An official letter of acknowledgement that contains the application number, the official filing date of the application is generated and issued by the Registry to the Applicant after the application has been made. The Patent application after the acknowledgement letter has been issued will be examined by the Registrar to ensure the application conforms with the Requirement of the Act that it contains the required information as stated above.

Upon the satisfaction of the Registrar that the application conforms to the requirements of the Act, the Patent will be granted and the Patent Registrar shall issue, on behalf of the President of Nigeria, a Certificate that contains the following details:

  • Number of the patent in the order of grant
  • Name and address of the Patentee
  • The date of the Patent application and the grant
  • Number and date of the application on which the claim is based and the name of the country where it was made.
  • The description of the invention with the relevant plans and drawings.

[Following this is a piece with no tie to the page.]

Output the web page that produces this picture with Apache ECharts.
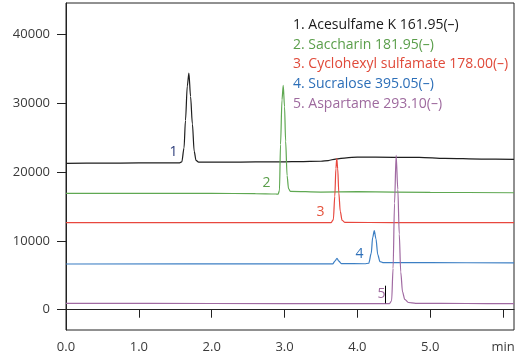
<!DOCTYPE html>
<html><head><meta charset="utf-8">
<script src="https://cdn.jsdelivr.net/npm/echarts@6/dist/echarts.min.js"></script>
<style>html,body{margin:0;padding:0;background:#fff}#c{width:523px;height:361px}</style>
</head><body><div id="c"></div>
<script>
var seriesNames = ['1. Acesulfame K 161.95(\u2013)','2. Saccharin 181.95(\u2013)','3. Cyclohexyl sulfamate 178.00(\u2013)','4. Sucralose 395.05(\u2013)','5. Aspartame 293.10(\u2013)'];
var lineColors = ['#1e1e1e','#5fa852','#e8473e','#3c7fc4','#a06aa2'];
var textColors = ['#1a1a1a','#5a9e4a','#e04a3a','#2d6fb8','#9e6a9e'];
var peakLabels = ['1','2','3','4','5'];
var labelColors = ['#2c3c7a','#5a9e4a','#e5533d','#2d6fb8','#9e6a9e'];
var labelPos = [[1.477,22920],[2.753,18420],[3.494,14200],[4.03,8100],[4.33,2280]];
var xTicks = [0,1,2,3,4,5,6];
var xTickLabels = ['0.0','1.0','2.0','3.0','4.0','5.0','min'];
var yTicks = [0,10000,20000,30000,40000];
var markerLine = [[4.385,930],[4.385,3490]];

var acesulfame = [[0,21280],[0.5,21300],[1.0,21330],[1.5,21350],[1.56,21350],[1.59,21500],[1.62,23500],[1.64,27500],[1.665,32500],[1.687,34400],[1.71,31000],[1.735,27000],[1.76,23000],[1.785,21700],[1.82,21450],[2.2,21450],[2.6,21480],[3.0,21500],[3.2,21520],[3.5,21580],[3.6,21680],[3.7,21900],[3.85,22080],[4.0,22180],[4.5,22150],[4.85,22150],[5.2,22000],[5.7,21900],[6.15,21850]];
var saccharin = [[0,16920],[1.0,16920],[2.0,16900],[2.6,16880],[2.88,16820],[2.91,16780],[2.93,17300],[2.945,24000],[2.965,30500],[2.982,32600],[3.0,29500],[3.015,24500],[3.035,19500],[3.055,17600],[3.08,17200],[3.5,17100],[4.0,17150],[5.0,17050],[6.15,17000]];
var cyclamate = [[0,12650],[3.0,12650],[3.64,12660],[3.67,13100],[3.69,16500],[3.705,20500],[3.717,21950],[3.73,20500],[3.745,17000],[3.765,14300],[3.79,13000],[3.83,12700],[4.5,12650],[6.15,12650]];
var sucralose = [[0,6640],[3.0,6650],[3.66,6650],[3.695,7100],[3.72,7470],[3.745,7050],[3.78,6700],[4.1,6680],[4.156,6750],[4.19,8200],[4.21,10500],[4.232,11480],[4.255,10300],[4.28,8000],[4.31,7000],[4.35,6850],[5.0,6830],[6.15,6820]];
var aspartame = [[0,930],[2.0,900],[4.0,880],[4.44,890],[4.47,1300],[4.49,6000],[4.51,15500],[4.532,22450],[4.555,17500],[4.575,11000],[4.595,5500],[4.62,2600],[4.65,1500],[4.7,1050],[4.8,930],[5.5,900],[6.15,880]];
var allData = [acesulfame, saccharin, cyclamate, sucralose, aspartame];

var font = '"Open Sans", "Noto Sans", sans-serif';
var chart = echarts.init(document.getElementById('c'), null, {renderer:'canvas'});
var series = allData.map(function(d,i){
  var s = {
    name: seriesNames[i], type:'line', data:d, showSymbol:false, symbol:'none',
    smooth:0.3, smoothMonotone:'x', animation:false,
    lineStyle:{color:lineColors[i], width:1.2}, itemStyle:{color:lineColors[i]},
    markPoint:{symbol:'circle', symbolSize:1, silent:true, animation:false,
      itemStyle:{color:'rgba(0,0,0,0)'},
      label:{show:true, position:'inside', formatter:peakLabels[i], color:labelColors[i], fontSize:14, fontFamily:font},
      data:[{coord:labelPos[i]}]}
  };
  if(i===4){
    s.markLine = {symbol:'none', silent:true, animation:false, label:{show:false},
      lineStyle:{color:'#000', width:1, type:'solid'},
      data:[[{coord:markerLine[0]},{coord:markerLine[1]}]]};
  }
  return s;
});
chart.setOption({
  animation:false,
  backgroundColor:'#fff',
  grid:{left:66, right:9, top:3, bottom:31, show:true, borderColor:'#222', borderWidth:1, backgroundColor:'transparent'},
  legend:{show:true, orient:'vertical', left:283, top:13, icon:'rect', itemWidth:0, itemHeight:14, itemGap:5.7,
    selectedMode:false,
    textStyle:{fontSize:14, fontFamily:font},
    data:seriesNames.map(function(n,i){return {name:n, textStyle:{color:textColors[i]}};})},
  xAxis:{type:'value', min:0, max:6.15,
    axisLine:{show:true, lineStyle:{color:'#222', width:1}},
    axisTick:{show:true, length:8, customValues:xTicks, lineStyle:{color:'#222'}},
    axisLabel:{customValues:xTicks, margin:11, color:'#3a3a3a', fontSize:13, fontFamily:font,
      formatter:function(v){var k=xTicks.indexOf(v); return k>=0?xTickLabels[k]:'';}},
    splitLine:{show:false}},
  yAxis:{type:'value', min:-2950, max:44580,
    axisLine:{show:true, lineStyle:{color:'#222', width:1}},
    axisTick:{show:true, length:9, customValues:yTicks, lineStyle:{color:'#222'}},
    axisLabel:{customValues:yTicks, margin:16, color:'#3a3a3a', fontSize:13, fontFamily:font,
      formatter:function(v){return String(Math.round(v));}},
    splitLine:{show:false}},
  series:series
});
</script></body></html>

The Certificate issued is thereafter valid for a period of 20 years from the date of issuance.

Rights conferred by Patent:

Section 6 (1) of the Patents and Designs Act 1970, provides that the grant of a patent confers on the patentee the right to preclude all other persons from doing any of the following acts:

(a) where the patent has been granted in respect of a product, the act of making, importing, selling or using the product, or stocking it for the purpose of sale or use; and

(b) where the patent has been granted in respect of a process, the act of applying the process or doing, in respect of a product obtained directly by means of the process, any of the acts mentioned in paragraph (a) of this subsection.

Infringement of Patent

Section 25 of the Patents and Designs Act 1970 highlights the infringement of patent rights. Under this section, it is provided that it will be an infringement of patent if any person does or causes the doing of any act which is precluded under the provisions of Section 6, referred to above.

The section further raises an assumption in respect of process patent to the effect that if a process by which a new product is to be made is patented, it shall be presumed that a defendant who makes the product and issued for the infringement of the process has manufactured the product by means of the patented process. The onus of disproving the presumption lies on the defendant. The patentee, whose patent has been infringed on shall be entitled to the remedies of damages, injunction and accounts of proceeds.

The Federal High Court has the exclusive jurisdiction for entertaining any action brought under the Patents and Designs Act.


In closing, it is not every invention which is new or results from an inventive activity that can be patented. The patenting process is designed to promote industrial development. The objectives of patent registration are to provide incentives for the creativity of persons involved in various industries. Therefore, an invention will not be patentable, if it is not industrially applicable.

Also, a duly registered patent gives the patent holder the right to prevent others from using the registered invention or to choose to permit the use by other persons of such invention under agreed terms. It also gives the inventor the right to institute legal action against anyone who infringes on the registered invention and to make a claim for damages.